November 2024 Event List

November 4: St. Louis upward lightning

This was a long chase day going back and forth multiple times across the metro area from Dardenne Praire, to Fenton, to Chesterfield and downtown. I was mainly after lightning this night, but was also watching for rogue QLCS circulations that formed intermittently along the squall line. The closest I got to anything tornadic was when the Foristell tornado occurred while I was set up for lightning along 364 in Dardenne Prairie. I ended the night at the Brentwood parking garage shooting upward lightning in the stratiform region of the squall line. I captured four upward flashes, three at 6,002 fPS on the high speed camera. This is a 4-frame stack from the DSLR:

Video from the 4k and high speed cameras:

November 5: New Baden, IL cold front convection at sunset

An on-foot chase across the road to shoot this convection along the cold front arriving at sunset:

November 18: Mascoutah, IL lightning

I wasn't expecting to even see lightning in the St.

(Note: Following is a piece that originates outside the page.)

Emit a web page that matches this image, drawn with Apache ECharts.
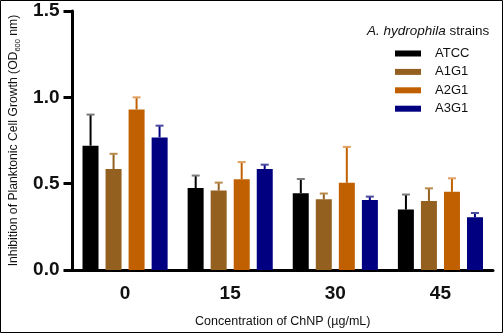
<!DOCTYPE html>
<html>
<head>
<meta charset="utf-8">
<script src="https://cdn.jsdelivr.net/npm/echarts@6/dist/echarts.min.js"></script>
<style>
  html, body { margin: 0; padding: 0; background: #fff; }
  #chart { width: 503px; height: 333px; }
</style>
</head>
<body>
<div id="chart"></div>
<script>
const categories = ["0", "15", "30", "45"];
const strains = ["ATCC", "A1G1", "A2G1", "A3G1"];
const colors = ["#000000", "#93601f", "#c06000", "#000080"];
const capColors = ["#7a7a7a", "#b98a4a", "#e0a060", "#4a4aa0"];

// mean OD600 per concentration, one list per strain
const atcc = [0.72, 0.475, 0.445, 0.35];
const a1g1 = [0.585, 0.46, 0.41, 0.40];
const a2g1 = [0.93, 0.525, 0.505, 0.453];
const a3g1 = [0.768, 0.585, 0.405, 0.305];

// upper error (SD)
const atccErr = [0.18, 0.072, 0.082, 0.087];
const a1g1Err = [0.088, 0.046, 0.033, 0.073];
const a2g1Err = [0.07, 0.10, 0.208, 0.078];
const a3g1Err = [0.068, 0.025, 0.02, 0.025];

const means = [atcc, a1g1, a2g1, a3g1];
const errs = [atccErr, a1g1Err, a2g1Err, a3g1Err];

const yTicks = [0, 0.5, 1.0, 1.5];

const font = 'Arial, "Liberation Sans", Helvetica, sans-serif';
const barWidth = 16;
const barStep = 23;

const chart = echarts.init(document.getElementById("chart"));

const barSeries = strains.map((name, i) => ({
  name,
  type: "bar",
  data: means[i],
  barWidth,
  barGap: "44%",
  itemStyle: { color: colors[i] },
  z: 2,
}));

const errSeries = strains.map((name, i) => ({
  type: "custom",
  silent: true,
  z: 3,
  data: means[i].map((v, k) => [k, v, errs[i][k]]),
  renderItem(params, api) {
    const k = api.value(0);
    const v = api.value(1);
    const e = api.value(2);
    const base = api.coord([k, v]);
    const top = api.coord([k, v + e]);
    const x = base[0] + (i - 1.5) * barStep;
    return {
      type: "group",
      children: [
        {
          type: "line",
          shape: { x1: x, y1: base[1], x2: x, y2: top[1] },
          style: { stroke: colors[i], lineWidth: 2 },
        },
        {
          type: "line",
          shape: { x1: x - 4, y1: top[1], x2: x + 4, y2: top[1] },
          style: { stroke: capColors[i], lineWidth: 2 },
        },
      ],
    };
  },
}));

chart.setOption({
  backgroundColor: "#fff",
  animation: false,
  textStyle: { fontFamily: font },
  grid: { left: 70, right: 10, top: 11, bottom: 62, containLabel: false },
  title: {
    text: "{i|A. hydrophila} strains",
    left: 367,
    top: 24,
    padding: 0,
    textStyle: {
      fontSize: 13.5,
      fontWeight: "normal",
      color: "#111",
      fontFamily: font,
      rich: {
        i: { fontStyle: "italic", fontSize: 13.5, color: "#111", fontFamily: font },
      },
    },
  },
  legend: {
    data: strains,
    orient: "vertical",
    left: 395,
    top: 47,
    padding: 0,
    icon: "rect",
    itemWidth: 26,
    itemHeight: 6,
    itemGap: 5.4,
    textStyle: { fontSize: 13, color: "#111", fontFamily: font, padding: [0, 0, 0, 9] },
  },
  xAxis: {
    type: "category",
    data: categories,
    name: "Concentration of ChNP (µg/mL)",
    nameLocation: "middle",
    nameGap: 45,
    nameTextStyle: { fontSize: 12.5, color: "#111", fontFamily: font },
    axisLine: { lineStyle: { color: "#000", width: 3 } },
    axisTick: { alignWithLabel: true, length: 8, lineStyle: { color: "#000", width: 3 } },
    axisLabel: { fontSize: 19, fontWeight: "bold", color: "#111", margin: 14, fontFamily: font },
  },
  yAxis: {
    type: "value",
    min: yTicks[0],
    max: yTicks[yTicks.length - 1],
    interval: 0.5,
    name: "{a|Inhibition of Planktonic Cell Growth (OD}{s|600}{a| nm)}",
    nameLocation: "middle",
    nameGap: 51,
    nameTextStyle: {
      color: "#111",
      fontFamily: font,
      rich: {
        a: { fontSize: 12.2, color: "#111", fontFamily: font, lineHeight: 15 },
        s: { fontSize: 7.5, color: "#111", fontFamily: font, lineHeight: 15, verticalAlign: "bottom" },
      },
    },
    axisLine: { show: true, lineStyle: { color: "#000", width: 3 } },
    axisTick: { show: true, length: 9, lineStyle: { color: "#000", width: 3 } },
    axisLabel: {
      fontSize: 19,
      fontWeight: "bold",
      color: "#111",
      margin: 13,
      fontFamily: font,
      formatter: v => v.toFixed(1),
    },
    splitLine: { show: false },
  },
  graphic: [
    {
      type: "rect",
      shape: { x: 0.5, y: 0.5, width: 502, height: 332 },
      style: { fill: null, stroke: "#000", lineWidth: 1 },
      silent: true,
      z: 100,
    },
  ],
  series: [...barSeries, ...errSeries],
});
</script>
</body>
</html>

Louis metro this night, much less a volley of quality cloud-to-ground bolts. I went outside of town with the 50mm lens to see if I could pick up a few distant bolts from storms down near Perryville, MO. That storm disspated, but a new much closer cell developed about 5 miles to my west over Mascoutah and quickly produced a flurry of nice clear-air bolts:

November 30: St. Louis snow

The first winter weather outing of the season was a 376-mile, 14-hour day for this well-advertised storm in the St. Louis metro on Saturday the 30th. Most of the metro area was at or above 30°F at dawn Saturday, so I expected the worst road impacts to be north of I-70 where temperatures were at or below 29°F. I started out along Highway 61 in Eolia, Missouri and made my way south and east throughout the day. I stopped to attempt video three times, twice for the expected icy roads in the Troy, MO area, then once more at an icy bridge in Hazelwood. After arriving home at 4pm, another heavy band of snow developed and passed over the metro, coating roads once more. I made another run out to Collinsville and back for that. No footage captured (on average, it takes me 5 winter storm events to capture *one* usable winter driving action clip).


Highway 61 in Troy, MO at 9:00AM Saturday.